__What you should do__
Wherever the string "this" appears in the listing, copy that line.

__Plotting code records__

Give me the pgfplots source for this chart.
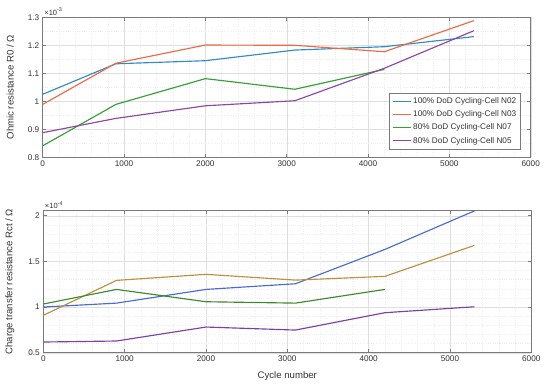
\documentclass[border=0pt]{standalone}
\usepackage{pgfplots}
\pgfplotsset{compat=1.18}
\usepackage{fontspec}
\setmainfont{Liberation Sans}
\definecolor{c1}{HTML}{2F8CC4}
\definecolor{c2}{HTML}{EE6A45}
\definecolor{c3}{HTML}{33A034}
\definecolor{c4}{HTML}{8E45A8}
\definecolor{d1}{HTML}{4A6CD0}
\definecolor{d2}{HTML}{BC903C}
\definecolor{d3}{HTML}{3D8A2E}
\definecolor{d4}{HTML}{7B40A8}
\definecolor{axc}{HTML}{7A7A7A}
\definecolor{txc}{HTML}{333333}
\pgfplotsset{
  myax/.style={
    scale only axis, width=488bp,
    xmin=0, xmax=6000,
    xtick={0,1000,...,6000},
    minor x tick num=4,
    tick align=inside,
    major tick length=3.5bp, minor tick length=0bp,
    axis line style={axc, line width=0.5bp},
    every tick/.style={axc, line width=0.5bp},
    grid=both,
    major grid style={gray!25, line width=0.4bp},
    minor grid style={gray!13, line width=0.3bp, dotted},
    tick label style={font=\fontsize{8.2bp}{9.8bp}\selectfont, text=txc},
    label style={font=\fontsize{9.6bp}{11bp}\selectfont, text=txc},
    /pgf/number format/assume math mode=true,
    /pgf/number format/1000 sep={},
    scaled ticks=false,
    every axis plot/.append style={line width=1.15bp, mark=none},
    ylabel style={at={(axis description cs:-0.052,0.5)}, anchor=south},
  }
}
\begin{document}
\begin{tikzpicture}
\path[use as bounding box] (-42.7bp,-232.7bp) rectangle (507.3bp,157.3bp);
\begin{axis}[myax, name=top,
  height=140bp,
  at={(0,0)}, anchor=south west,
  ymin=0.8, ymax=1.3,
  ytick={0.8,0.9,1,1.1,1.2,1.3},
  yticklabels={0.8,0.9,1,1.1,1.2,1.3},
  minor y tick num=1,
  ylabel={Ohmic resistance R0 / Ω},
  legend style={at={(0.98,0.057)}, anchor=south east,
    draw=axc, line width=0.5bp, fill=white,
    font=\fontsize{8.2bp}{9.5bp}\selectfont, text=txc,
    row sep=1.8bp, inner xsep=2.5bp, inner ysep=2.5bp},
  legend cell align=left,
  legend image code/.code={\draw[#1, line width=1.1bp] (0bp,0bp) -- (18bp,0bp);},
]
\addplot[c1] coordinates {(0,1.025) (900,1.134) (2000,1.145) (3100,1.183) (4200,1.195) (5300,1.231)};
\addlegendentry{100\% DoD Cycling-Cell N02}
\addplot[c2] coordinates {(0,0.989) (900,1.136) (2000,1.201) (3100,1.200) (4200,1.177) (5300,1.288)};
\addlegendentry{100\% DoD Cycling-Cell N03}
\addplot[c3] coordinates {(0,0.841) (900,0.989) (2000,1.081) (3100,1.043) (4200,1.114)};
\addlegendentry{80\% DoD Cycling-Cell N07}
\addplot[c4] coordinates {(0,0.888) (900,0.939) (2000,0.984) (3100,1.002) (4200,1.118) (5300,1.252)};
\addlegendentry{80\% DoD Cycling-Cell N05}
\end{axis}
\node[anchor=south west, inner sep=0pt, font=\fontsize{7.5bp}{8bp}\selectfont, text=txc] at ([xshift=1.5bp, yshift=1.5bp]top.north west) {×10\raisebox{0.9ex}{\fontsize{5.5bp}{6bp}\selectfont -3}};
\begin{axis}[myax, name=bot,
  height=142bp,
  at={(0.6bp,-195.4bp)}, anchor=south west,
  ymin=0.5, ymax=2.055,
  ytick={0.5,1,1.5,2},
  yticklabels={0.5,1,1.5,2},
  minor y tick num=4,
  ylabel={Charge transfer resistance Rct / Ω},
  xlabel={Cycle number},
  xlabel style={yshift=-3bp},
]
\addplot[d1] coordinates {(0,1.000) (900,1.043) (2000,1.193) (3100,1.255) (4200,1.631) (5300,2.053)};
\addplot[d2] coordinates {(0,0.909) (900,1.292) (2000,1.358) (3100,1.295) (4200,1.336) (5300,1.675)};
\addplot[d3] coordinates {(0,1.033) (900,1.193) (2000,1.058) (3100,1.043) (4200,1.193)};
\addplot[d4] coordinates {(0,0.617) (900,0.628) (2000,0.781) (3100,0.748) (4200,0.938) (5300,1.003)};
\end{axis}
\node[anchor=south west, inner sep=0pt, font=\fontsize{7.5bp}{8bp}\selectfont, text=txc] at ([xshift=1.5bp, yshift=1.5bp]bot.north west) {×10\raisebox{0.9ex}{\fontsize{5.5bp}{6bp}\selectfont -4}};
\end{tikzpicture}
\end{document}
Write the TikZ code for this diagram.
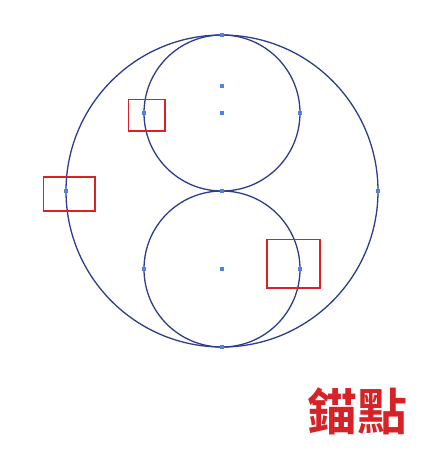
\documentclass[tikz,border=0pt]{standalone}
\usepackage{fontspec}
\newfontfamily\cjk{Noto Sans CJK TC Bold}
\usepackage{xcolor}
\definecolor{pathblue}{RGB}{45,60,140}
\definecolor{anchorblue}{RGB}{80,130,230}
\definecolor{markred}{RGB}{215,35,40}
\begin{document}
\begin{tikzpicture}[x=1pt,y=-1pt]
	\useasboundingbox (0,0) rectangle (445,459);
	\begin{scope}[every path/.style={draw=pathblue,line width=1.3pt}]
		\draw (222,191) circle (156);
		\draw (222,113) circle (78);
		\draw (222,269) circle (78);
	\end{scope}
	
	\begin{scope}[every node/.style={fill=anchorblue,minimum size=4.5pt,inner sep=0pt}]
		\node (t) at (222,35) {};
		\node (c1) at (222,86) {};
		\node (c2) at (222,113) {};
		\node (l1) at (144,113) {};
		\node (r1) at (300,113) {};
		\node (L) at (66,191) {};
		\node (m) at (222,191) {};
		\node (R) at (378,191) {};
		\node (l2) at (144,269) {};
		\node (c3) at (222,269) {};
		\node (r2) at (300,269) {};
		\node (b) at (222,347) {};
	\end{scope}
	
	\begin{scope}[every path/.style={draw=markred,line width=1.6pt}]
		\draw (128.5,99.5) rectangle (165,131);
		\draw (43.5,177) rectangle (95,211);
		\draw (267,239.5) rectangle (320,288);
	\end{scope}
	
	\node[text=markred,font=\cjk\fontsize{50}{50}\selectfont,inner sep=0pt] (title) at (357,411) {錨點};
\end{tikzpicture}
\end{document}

__Task output__
Give me the pgfplots source for this chart.
Write the TikZ code for this diagram.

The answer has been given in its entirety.